In fact, soon after the West Virginia Parkways Authority meeting Thursday in Beckley, the officials planned to examine the effectiveness of the plan in the wake of the Friday crash of a truck and passenger car near the Mabscott exit.
“Did it run as smoothly and perfectly as we would like it?” asked State Police Capt. Barry Marcum, commander of Troop 7, assigned to the 88-mile toll road, who then answered his own question with, “No.”
Given the time of day it occurred, however, in early afternoon, and the volume of traffic, the officer said he had personally had received only two or three minor complaints from motorists wedged into long lines of traffic.

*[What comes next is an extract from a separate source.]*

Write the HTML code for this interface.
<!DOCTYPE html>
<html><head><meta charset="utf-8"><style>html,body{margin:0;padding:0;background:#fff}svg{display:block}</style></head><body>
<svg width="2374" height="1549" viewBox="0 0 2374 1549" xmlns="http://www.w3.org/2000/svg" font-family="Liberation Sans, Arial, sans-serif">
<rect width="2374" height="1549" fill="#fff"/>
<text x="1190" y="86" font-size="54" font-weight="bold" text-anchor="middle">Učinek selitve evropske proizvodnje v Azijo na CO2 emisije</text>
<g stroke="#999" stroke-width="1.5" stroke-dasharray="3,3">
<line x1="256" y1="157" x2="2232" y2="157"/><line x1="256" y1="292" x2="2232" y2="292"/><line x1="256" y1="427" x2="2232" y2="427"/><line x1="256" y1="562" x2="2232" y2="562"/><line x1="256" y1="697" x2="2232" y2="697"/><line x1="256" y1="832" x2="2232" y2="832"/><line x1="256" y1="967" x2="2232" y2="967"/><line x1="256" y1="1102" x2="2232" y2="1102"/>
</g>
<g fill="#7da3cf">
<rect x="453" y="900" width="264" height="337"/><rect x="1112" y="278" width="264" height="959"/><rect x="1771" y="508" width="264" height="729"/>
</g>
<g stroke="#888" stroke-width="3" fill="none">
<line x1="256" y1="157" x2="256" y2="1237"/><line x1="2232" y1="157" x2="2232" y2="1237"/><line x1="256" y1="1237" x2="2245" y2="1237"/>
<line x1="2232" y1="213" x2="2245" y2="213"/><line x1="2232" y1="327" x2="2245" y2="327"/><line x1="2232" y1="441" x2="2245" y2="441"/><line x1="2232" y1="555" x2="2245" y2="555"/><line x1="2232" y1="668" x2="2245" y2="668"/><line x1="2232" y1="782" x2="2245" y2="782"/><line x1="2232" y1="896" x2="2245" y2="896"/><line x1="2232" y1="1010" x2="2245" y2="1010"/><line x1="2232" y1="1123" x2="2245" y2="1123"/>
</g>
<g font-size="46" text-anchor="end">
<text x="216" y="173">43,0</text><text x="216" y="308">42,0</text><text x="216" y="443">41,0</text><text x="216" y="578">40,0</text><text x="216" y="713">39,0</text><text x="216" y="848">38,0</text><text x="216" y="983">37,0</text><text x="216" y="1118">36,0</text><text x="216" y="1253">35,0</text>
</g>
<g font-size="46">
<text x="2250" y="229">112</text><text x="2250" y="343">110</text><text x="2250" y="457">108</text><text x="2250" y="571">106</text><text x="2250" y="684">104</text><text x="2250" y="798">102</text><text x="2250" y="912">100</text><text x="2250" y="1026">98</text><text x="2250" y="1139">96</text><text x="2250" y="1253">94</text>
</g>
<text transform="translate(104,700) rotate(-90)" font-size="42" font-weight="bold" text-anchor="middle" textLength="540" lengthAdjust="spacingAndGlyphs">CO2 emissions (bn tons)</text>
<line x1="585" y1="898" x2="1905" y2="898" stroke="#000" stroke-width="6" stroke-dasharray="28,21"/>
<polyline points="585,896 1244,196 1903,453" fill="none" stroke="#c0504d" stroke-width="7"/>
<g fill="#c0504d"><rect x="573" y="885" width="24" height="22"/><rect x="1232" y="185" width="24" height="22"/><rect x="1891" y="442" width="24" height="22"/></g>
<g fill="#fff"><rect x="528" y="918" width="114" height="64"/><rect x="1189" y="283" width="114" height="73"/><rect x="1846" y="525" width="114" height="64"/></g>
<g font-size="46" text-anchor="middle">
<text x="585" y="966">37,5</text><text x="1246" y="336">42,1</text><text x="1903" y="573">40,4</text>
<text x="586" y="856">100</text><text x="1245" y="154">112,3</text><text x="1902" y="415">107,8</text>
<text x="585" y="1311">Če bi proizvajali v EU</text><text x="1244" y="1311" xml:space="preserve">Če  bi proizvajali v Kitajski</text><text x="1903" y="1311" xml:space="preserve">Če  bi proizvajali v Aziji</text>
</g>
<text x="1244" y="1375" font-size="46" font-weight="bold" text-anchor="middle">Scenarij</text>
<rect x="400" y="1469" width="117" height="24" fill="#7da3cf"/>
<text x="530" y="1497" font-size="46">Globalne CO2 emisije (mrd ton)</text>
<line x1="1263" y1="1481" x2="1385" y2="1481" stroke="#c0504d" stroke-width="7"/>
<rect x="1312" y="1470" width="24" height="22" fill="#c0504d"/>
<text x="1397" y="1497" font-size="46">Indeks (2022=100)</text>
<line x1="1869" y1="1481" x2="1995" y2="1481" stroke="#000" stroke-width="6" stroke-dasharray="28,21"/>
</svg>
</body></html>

Noting that a large number of vehicles were shifted off the highway onto two-lane roads, and only a few groused about the delay, the officer said, “I think that’s pretty good.”

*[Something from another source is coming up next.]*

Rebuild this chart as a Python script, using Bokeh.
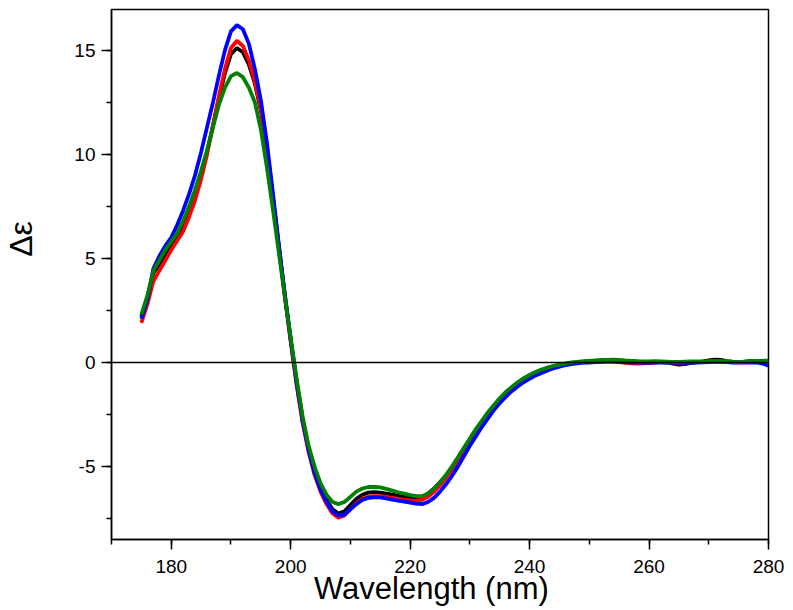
import numpy as np
from bokeh.plotting import figure
from bokeh.models import SingleIntervalTicker, Range1d, Span, PrintfTickFormatter
from bokeh.embed import file_html
from bokeh.resources import INLINE

# Wavelength (nm), 1 nm steps
wavelength = list(range(175, 281))

black = [
    2.2, 3.1, 4.3, 4.7, 5.2, 5.6, 6.0, 6.5, 7.2, 8.0,            # 175-184
    9.0, 10.1, 11.4, 12.7, 13.9, 14.8, 15.1, 14.9, 14.3, 13.4,   # 185-194
    12.1, 10.3, 8.0, 5.6, 3.3, 1.1, -0.9, -2.7, -4.1, -5.2,      # 195-204
    -6.0, -6.6, -7.05, -7.25, -7.15, -6.85, -6.55, -6.35, -6.25, -6.22,  # 205-214
    -6.25, -6.3, -6.35, -6.4, -6.45, -6.5, -6.5, -6.45, -6.3, -6.05,     # 215-224
    -5.75, -5.45, -5.05, -4.6, -4.15, -3.7, -3.25, -2.85, -2.45, -2.1,   # 225-234
    -1.77, -1.47, -1.22, -0.98, -0.78, -0.62, -0.48, -0.36, -0.26, -0.18,  # 235-244
    -0.11, -0.06, -0.02, 0.01, 0.03,                               # 245-249
    0.05, 0.07, 0.08, 0.1, 0.1, 0.08, 0.06, 0.05, 0.04, 0.03,     # 250-259
    0.02, 0.03, 0.02, 0.0, -0.05, -0.1, -0.08, -0.02, 0.02, 0.05, # 260-269
    0.1, 0.14, 0.12, 0.07, 0.04, 0.03, 0.04, 0.06, 0.05, 0.08,    # 270-279
    0.06,                                                          # 280
]

red = [
    1.9, 2.8, 3.9, 4.4, 4.9, 5.4, 5.85, 6.3, 7.0, 7.8,
    8.8, 10.0, 11.4, 12.8, 14.1, 15.1, 15.45, 15.2, 14.5, 13.5,
    12.2, 10.4, 8.0, 5.6, 3.2, 1.0, -1.1, -2.9, -4.3, -5.4,
    -6.2, -6.8, -7.25, -7.45, -7.35, -7.05, -6.75, -6.55, -6.45, -6.42,
    -6.42, -6.45, -6.5, -6.55, -6.6, -6.62, -6.65, -6.6, -6.45, -6.2,
    -5.9, -5.55, -5.15, -4.7, -4.25, -3.8, -3.35, -2.95, -2.55, -2.2,
    -1.85, -1.55, -1.28, -1.05, -0.85, -0.68, -0.53, -0.41, -0.3, -0.21,
    -0.14, -0.08, -0.04, -0.01, 0.01,
    0.02, 0.04, 0.05, 0.06, 0.05, 0.02, -0.02, -0.04, -0.05, -0.04,
    -0.02, 0.0, 0.02, 0.02, 0.0, -0.02, -0.02, 0.0, 0.02, 0.03,
    0.05, 0.06, 0.06, 0.04, 0.02, 0.01, 0.02, 0.03, 0.02, 0.02,
    0.0,
]

blue = [
    2.1, 3.0, 4.5, 5.1, 5.6, 6.0, 6.6, 7.3, 8.1, 9.0,
    10.1, 11.3, 12.5, 13.8, 15.0, 15.9, 16.2, 16.0, 15.3, 14.1,
    12.6, 10.6, 8.2, 5.7, 3.3, 1.1, -1.0, -2.8, -4.2, -5.3,
    -6.1, -6.7, -7.15, -7.35, -7.3, -7.05, -6.8, -6.6, -6.5, -6.48,
    -6.48, -6.52, -6.58, -6.63, -6.68, -6.73, -6.78, -6.8, -6.7, -6.5,
    -6.2, -5.85, -5.45, -5.0, -4.5, -4.0, -3.55, -3.1, -2.7, -2.3,
    -1.95, -1.65, -1.38, -1.15, -0.95, -0.78, -0.62, -0.5, -0.38, -0.28,
    -0.2, -0.13, -0.08, -0.04, -0.01,
    0.0, 0.02, 0.03, 0.04, 0.04, 0.03, 0.02, 0.0, -0.01, -0.02,
    -0.02, -0.01, 0.0, 0.01, 0.0, -0.02, -0.03, -0.02, 0.0, 0.01,
    0.02, 0.03, 0.03, 0.02, 0.0, -0.01, 0.0, 0.01, 0.0, -0.05,
    -0.15,
]

green = [
    2.3, 3.2, 4.4, 4.9, 5.4, 5.8, 6.2, 6.8, 7.5, 8.3,
    9.2, 10.2, 11.3, 12.4, 13.2, 13.75, 13.9, 13.7, 13.2, 12.5,
    11.2, 9.4, 7.4, 5.3, 3.2, 1.2, -0.8, -2.6, -4.0, -5.0,
    -5.8, -6.35, -6.7, -6.8, -6.7, -6.45, -6.2, -6.05, -5.98, -5.97,
    -6.0, -6.07, -6.15, -6.23, -6.3, -6.37, -6.42, -6.42, -6.3, -6.05,
    -5.75, -5.4, -5.0, -4.55, -4.1, -3.65, -3.2, -2.8, -2.4, -2.05,
    -1.72, -1.42, -1.18, -0.95, -0.76, -0.6, -0.46, -0.34, -0.25, -0.17,
    -0.1, -0.05, 0.0, 0.03, 0.06,
    0.08, 0.1, 0.12, 0.13, 0.14, 0.13, 0.1, 0.08, 0.06, 0.05,
    0.05, 0.06, 0.05, 0.04, 0.03, 0.03, 0.04, 0.05, 0.05, 0.04,
    0.05, 0.06, 0.07, 0.05, 0.03, 0.02, 0.04, 0.06, 0.07, 0.08,
    0.1,
]

x_label = "Wavelength (nm)" + "\u00a0" * 2
y_label = "\u00a0" * 8 + "Δε"

FONT = "Liberation Sans"

p = figure(
    frame_width=657, frame_height=530,
    x_range=Range1d(170, 280), y_range=Range1d(-8.5, 16.95),
    output_backend="svg", toolbar_location=None,
    min_border_left=111, min_border_top=9,
    min_border_right=20, min_border_bottom=64,
    background_fill_color="white", border_fill_color="white",
)

p.xgrid.visible = False
p.ygrid.visible = False
p.outline_line_color = "black"
p.outline_line_width = 1.5
p.outline_line_alpha = 1.0

p.xaxis.ticker = SingleIntervalTicker(interval=20, num_minor_ticks=2)
p.yaxis.ticker = SingleIntervalTicker(interval=5, num_minor_ticks=2)
p.xaxis.formatter = PrintfTickFormatter(format="%d")
p.yaxis.formatter = PrintfTickFormatter(format="%d")

for ax in (p.xaxis[0], p.yaxis[0]):
    ax.axis_line_color = "black"
    ax.axis_line_width = 1.5
    ax.major_tick_line_color = "black"
    ax.major_tick_line_width = 1.5
    ax.minor_tick_line_color = "black"
    ax.minor_tick_line_width = 1.5
    ax.major_tick_out = 10
    ax.major_tick_in = 0
    ax.minor_tick_out = 5
    ax.minor_tick_in = 0
    ax.major_label_text_font = FONT
    ax.major_label_text_font_size = "19px"
    ax.major_label_text_color = "black"
    ax.axis_label_text_font = FONT
    ax.axis_label_text_font_style = "normal"
    ax.axis_label_text_color = "black"

p.xaxis.major_label_standoff = 10
p.yaxis.major_label_standoff = 6

p.xaxis.axis_label = x_label
p.xaxis.axis_label_text_font_size = "31px"
p.xaxis.axis_label_standoff = -5

p.yaxis.axis_label = y_label
p.yaxis.axis_label_text_font_size = "32px"
p.yaxis.axis_label_standoff = 32

zero = Span(location=0, dimension="width", line_color="black", line_width=1.5)
p.add_layout(zero)

p.line(wavelength, black, line_color="black", line_width=3.8)
p.line(wavelength, red, line_color="#ff0000", line_width=3.8)
p.line(wavelength, blue, line_color="#0000ff", line_width=3.8)
p.line(wavelength, green, line_color="#008000", line_width=3.8)

open("out.html", "w").write(file_html(p, INLINE))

“We’re really at the mercy of the materials you’re dealing with,” he said.
Barr pointed out the concern was couched in the cargo — lithium, and the potential it has for going up like fireworks, or creating plumes of noxious gases that could have endangered motorists passing by the wreck scene.
Traffic was transferred over to U.S. 19, and while the detour was only 8 miles, it takes about three hours to get through, Barr pointed out.
“A lot of people were inconvenienced,” he told the road’s governing board.
“People’s patience was tried. And that’s understandable.”
Routinely, he acknowledged, the Turnpike examines how a detour works after such an emergency.
“We’re going to go over all the details of it, to see what we can do to make it better, what we can tweak,” he said.
Barr pointed out that every means of communicating the accident to motorists approaching the Turnpike was employed, including getting word out via Beckley radio stations.
“It’s amazing how quickly the traffic will back up on the Turnpike,” he said.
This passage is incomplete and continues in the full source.